Seaweed exports are from natural stocks. But a Japanese company is moving into the farming of the stuff. 1998 was a bad luck year. It was unusually hot so that a lot of the heat-sensitive weed died. The United Nations Food and Agriculture Organization is to support a seaweed farming feasibility study.

"We are the only industry that has not gone from boom to bust," ‘Akau‘ola says. "I want to see steady incremental growth. Airfreight for fresh fish export is currently adequate. It hasn’t always been. The fisheries department is looking at direct flights to markets and is talking to a subsidiary of Malaysian Airlines, which did one pilot flight last year. It will take some time to set up," ‘Akau‘ola says.

"We are having discussions with Chinese companies interested in fishing. But I don’t see the need to sell ourselves. Our need is to develop local capacity. That is the long term interest of Tonga." It comes as no surprise to learn that Emberson was in the fashion trade. But fishing? Well, she’s always liked numbers and she got herself an M.B.A by correspondence in between running Alatini. She runs everything that happens after fish are landed. "We made a hell of a lot of mistakes along the way. I bought a boat and it sank. From the wharf it is my responsibility."

Helpful sideline: Since Alatini has to invest in refrigeration one thing led to another. People asked it to import meat and then seafood. People wanted refrigeration advice. So an air-conditioning subsidiary is now Tonga’s largest, and frozen food imports are a helpful sideline.

The fishing association, of which she is secretary, started in 1994. "It took us a long time to have it accepted. The problem is that the government tried to control things," she says. "Fishing would have developed a lot quicker if the government had let it."

Alatini is building a fish store in Vava‘u since its boats do a lot of fishing north of those islands. It also buys fish from local fishermen.

"In 1990 there were about 40 boats operating. Nearly all went out of business due to poor management," she says. "When fuel prices go down it will open up a little boom.

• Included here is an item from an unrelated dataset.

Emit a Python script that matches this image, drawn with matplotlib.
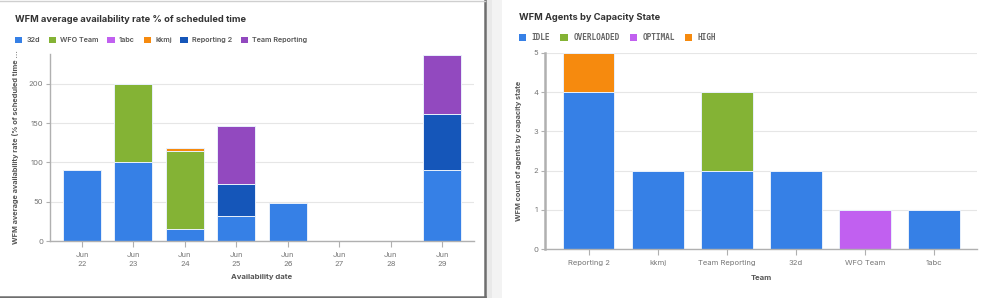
import matplotlib
matplotlib.use("Agg")
import matplotlib.pyplot as plt
import numpy as np
from matplotlib.patches import Rectangle, FancyBboxPatch
from matplotlib.lines import Line2D

plt.rcParams['font.family'] = ['Inter', 'DejaVu Sans']

# ---- Left chart data ----
dates = ["Jun\n22", "Jun\n23", "Jun\n24", "Jun\n25", "Jun\n26", "Jun\n27", "Jun\n28", "Jun\n29"]
series_32d = [90, 100, 15, 32, 49, 0, 0, 91]
series_wfo = [0, 100, 100, 0, 0, 0, 0, 0]
series_1abc = [0, 0, 0, 0, 0, 0, 0, 0]
series_kkmj = [0, 0, 4, 0, 0, 0, 0, 0]
series_rep2 = [0, 0, 0, 40, 0, 0, 0, 71]
series_teamrep = [0, 0, 0, 75, 0, 0, 0, 75]
left_names = ["32d", "WFO Team", "1abc", "kkmj", "Reporting 2", "Team Reporting"]
left_series = [series_32d, series_wfo, series_1abc, series_kkmj, series_rep2, series_teamrep]
left_colors = ["#3680e6", "#84b335", "#c160f0", "#f68a0e", "#1556b9", "#9249bf"]
left_yticks = [0, 50, 100, 150, 200]

# ---- Right chart data ----
teams = ["Reporting 2", "kkmj", "Team Reporting", "32d", "WFO Team", "1abc"]
idle = [4, 2, 2, 2, 0, 1]
overloaded = [0, 0, 2, 0, 0, 0]
optimal = [0, 0, 0, 0, 1, 0]
high = [1, 0, 0, 0, 0, 0]
right_names = ["IDLE", "OVERLOADED", "OPTIMAL", "HIGH"]
right_series = [idle, overloaded, optimal, high]
right_colors = ["#3680e6", "#84b335", "#c160f0", "#f68a0e"]
right_yticks = [0, 1, 2, 3, 4, 5]

W, H = 999, 298
fig = plt.figure(figsize=(W / 100, H / 100), dpi=100)
fig.patch.set_facecolor("white")

# background cards / separator
fig.patches.append(Rectangle((485 / W, 0), 20 / W, 1, transform=fig.transFigure,
                             facecolor="#e9e9e9", edgecolor="none", zorder=-3))
fig.patches.append(Rectangle((492 / W, 0), 10 / W, 1, transform=fig.transFigure,
                             facecolor="#f3f3f3", edgecolor="none", zorder=-3))
fig.patches.append(FancyBboxPatch((502 / W, -0.1), 520 / W, 1.2, transform=fig.transFigure,
                                  boxstyle="round,pad=0,rounding_size=0.01",
                                  facecolor="white", edgecolor="none", zorder=-2))
fig.add_artist(Line2D([484.5 / W, 484.5 / W], [0, 1], color="#6e6e6e", lw=1.8, zorder=1))
fig.add_artist(Line2D([0, 485 / W], [1.5 / H, 1.5 / H], color="#6e6e6e", lw=1.8, zorder=1))
fig.add_artist(Line2D([0, 485 / W], [1 - 0.5 / H, 1 - 0.5 / H], color="#cfcfcf", lw=1.0, zorder=1))

text_dark = "#333333"
text_mid = "#555555"
tick_col = "#777777"
axis_col = "#b0b0b0"
grid_col = "#e6e6e6"


def style_axes(ax, spine_lw):
    ax.set_facecolor("none")
    for s in ["top", "right"]:
        ax.spines[s].set_visible(False)
    ax.spines["left"].set_color(axis_col)
    ax.spines["left"].set_linewidth(spine_lw)
    ax.spines["bottom"].set_color(axis_col)
    ax.spines["bottom"].set_linewidth(1.0)
    ax.yaxis.grid(True, color=grid_col, lw=0.8)
    ax.set_axisbelow(True)
    ax.tick_params(axis="both", colors=axis_col, labelcolor=tick_col, labelsize=5.5,
                   length=3, width=0.8, pad=2)


# ---- Left axes ----
axL = fig.add_axes([50 / W, 1 - 241 / H, 424 / W, 187 / H])
x = np.arange(len(dates))
bottom = np.zeros(len(dates))
for name, vals, col in zip(left_names, left_series, left_colors):
    v = np.array(vals, dtype=float)
    axL.bar(x, v, bottom=bottom, width=0.74, color=col, edgecolor="#e8f0fb",
            linewidth=0.7, label=name)
    bottom += v
axL.set_xlim(-0.62, len(dates) - 1 + 0.62)
axL.set_ylim(0, 238)
axL.set_yticks(left_yticks)
axL.set_xticks(x)
axL.set_xticklabels(dates, linespacing=1.6)
style_axes(axL, 1.0)
axL.tick_params(axis="x", length=4, pad=4)
axL.set_xlabel("Availability date", fontsize=5.6, fontweight="bold", color=text_mid, labelpad=5)
axL.set_ylabel("WFM average availability rate (% of scheduled time ...", fontsize=5.3,
               fontweight="bold", color=text_mid, labelpad=7)

fig.text(15 / W, 1 - 20 / H, "WFM average availability rate % of scheduled time",
         fontsize=6.7, fontweight="bold", color=text_dark, va="center", ha="left")
hL, lL = axL.get_legend_handles_labels()
legL = fig.legend(hL, lL, loc="center left", bbox_to_anchor=(15 / W, 1 - 40 / H), ncol=6,
                  frameon=False, fontsize=5.2, handlelength=1.0, handleheight=1.0,
                  handletextpad=0.6, columnspacing=1.2, borderpad=0, borderaxespad=0)
for t in legL.get_texts():
    t.set_color(text_mid)
    t.set_fontweight("semibold")
for p in legL.get_patches():
    p.set_edgecolor("none")

# ---- Right axes ----
axR = fig.add_axes([545 / W, 1 - 249.3 / H, 432 / W, 196.6 / H])
xr = np.arange(len(teams))
bottom = np.zeros(len(teams))
for name, vals, col in zip(right_names, right_series, right_colors):
    v = np.array(vals, dtype=float)
    axR.bar(xr, v, bottom=bottom, width=0.75, color=col, edgecolor="#e8f0fb",
            linewidth=0.7, label=name)
    bottom += v
axR.set_xlim(-0.63, len(teams) - 1 + 0.62)
axR.set_ylim(0, 5)
axR.set_yticks(right_yticks)
axR.set_xticks(xr)
axR.set_xticklabels(teams)
style_axes(axR, 1.8)
axR.tick_params(axis="x", length=4, pad=4)
axR.set_xlabel("Team", fontsize=5.6, fontweight="bold", color=text_mid, labelpad=6)
axR.set_ylabel("WFM count of agents by capacity state", fontsize=5.3,
               fontweight="bold", color=text_mid, labelpad=8)

fig.text(519 / W, 1 - 17.5 / H, "WFM Agents by Capacity State",
         fontsize=6.7, fontweight="bold", color=text_dark, va="center", ha="left")
hR, lR = axR.get_legend_handles_labels()
legR = fig.legend(hR, lR, loc="center left", bbox_to_anchor=(519 / W, 1 - 37.5 / H), ncol=4,
                  frameon=False, handlelength=0.95, handleheight=0.95,
                  handletextpad=0.7, columnspacing=1.3, borderpad=0, borderaxespad=0,
                  prop={"family": "DejaVu Sans Mono", "size": 5.6, "weight": "bold"})
for t in legR.get_texts():
    t.set_color("#666666")
for p in legR.get_patches():
    p.set_edgecolor("none")

fig.savefig("out.png", dpi=100, facecolor="white")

Existing companies will expand and some foreigners will come in as joint ventures. We get a lot of approaches and take all of them very cautiously."

"Unfortunately fishing does not have a good name; too many fly-by-nighters; too many people come and go. We will go slowly and cautiously. We have nobody to impress except our bank."

Emberson’s family, comfortable in Australia, thought she was crazy to make a new life in Tonga. "I am often sure that we have exported all our good people," she says in mentioning the difficulties of managing her 70 staff. I am here and this is home. There is still this tendency for the government to keep it all Tongan. We have had horrific charlatans here, and it has tainted the idea of foreign investment."